When I get home, it’s about twenty minutes to nine and my wife is already up wondering where I am and suspicious of what’s going down considering it is her birthday.

This was the moment I was waiting for; this was going to make it all worth it, I have finally gotten a gift that shows her, her family, and her friends how much I love her!

She takes the watch and looks at it and opens it up and says “Oh, thanks, honey” and gives me a hug sets the watch down on the table and goes back into the bedroom to get ready for the day.

Usually, I’m smart enough to avoid something when it’s just going to end in a fight but today was not that day. I spent a lot of money on that gift, it’s super thoughtful, and it acknowledges that I know her interests! I thought I hit a home run with this gift, but instead, all I got was an “Oh, thanks, honey.”

I’ll spare you the details, but needless to say, we got in a big fight where I explained my frustration about the lack of appreciation of my gift, and she kept saying she did appreciate it. If she appreciated it then why did she give me that simple statement like I remembered to bring home milk after work?

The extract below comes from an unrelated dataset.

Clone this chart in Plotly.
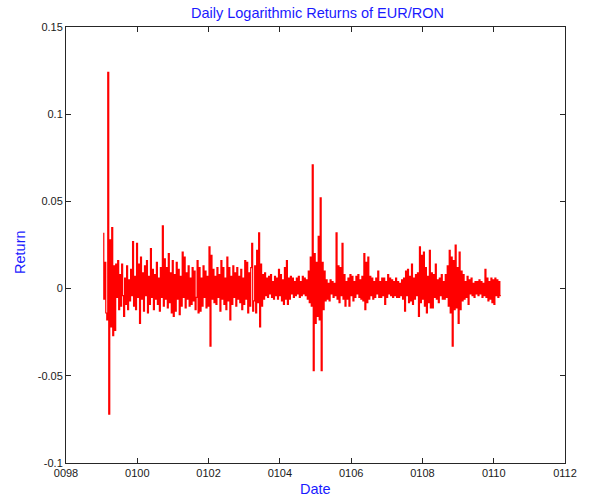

The fight was over and onto the part where we don’t talk to each other for a few hours, and I do something to take out my anger. So I decided to do the all important task of cleaning up my dogs “presents” in the backyard. If you couldn’t tell already, I’m one of those people who leave the “presents” there until there is no green grass in the site anymore. It had finally reached that point where you couldn’t walk through the backyard unless you were a pro at the game twister. (Left foot brown, anyone?) It took me about thirty-five minutes to make the grass visible again, and upon completion, I came inside to wash my hands, and I received the biggest back hug ever and was told how much she appreciated me cleaning up the backyard and gave me a big kiss.

HOLD UP!

I JUST GOT A BIGGER POSITIVE REACTION FROM CLEANING UP DOG S*^# THEN I DID FOR BUYING A 300 DOLLAR WATCH?!

It’s official; I don’t understand my wife or any other women in the entire world.

The next weekend I was visiting some friends, and I asked them advice about the situation citing the fact that I had no knowledge of what was going on.

They asked me what my wife’s love language was.

What the heck is a love language?

It turns out there is a test couple can take that finds out what their “love language” is.

This test evaluates a person and tells you the best way in which they receive love. It turns out my wife is an act of service person, while I’m gifts and words of affirmation person.

So in my mind, I was getting myself a gift that would appease my love language instead of doing something for my wife that would satisfy her love language. This is also why me cleaning the backyard meant more to her than me buying her a fancy watch.

I encourage you, whoever you might be to grab your significant other, your boyfriend, girlfriend, brother, sister, son, or daughter and take this test. This is the answer you are all waiting for; this can single-handedly save a relationship. What you’re going to find out is if you want a relationship to work you must be willing to love someone in their love language and not your own. If you do not, you could ultimately sacrifice a relationship with someone you care about extremely.

From here on out when I want to show my wife I love her I don’t buy her any fancy gifts or write her long love letters. Instead I do something like clean the kitchen, or make dinner, while this may seem small or insignificant to you or me, to my wife it’s the difference between someone who loves her and someone who lives with her.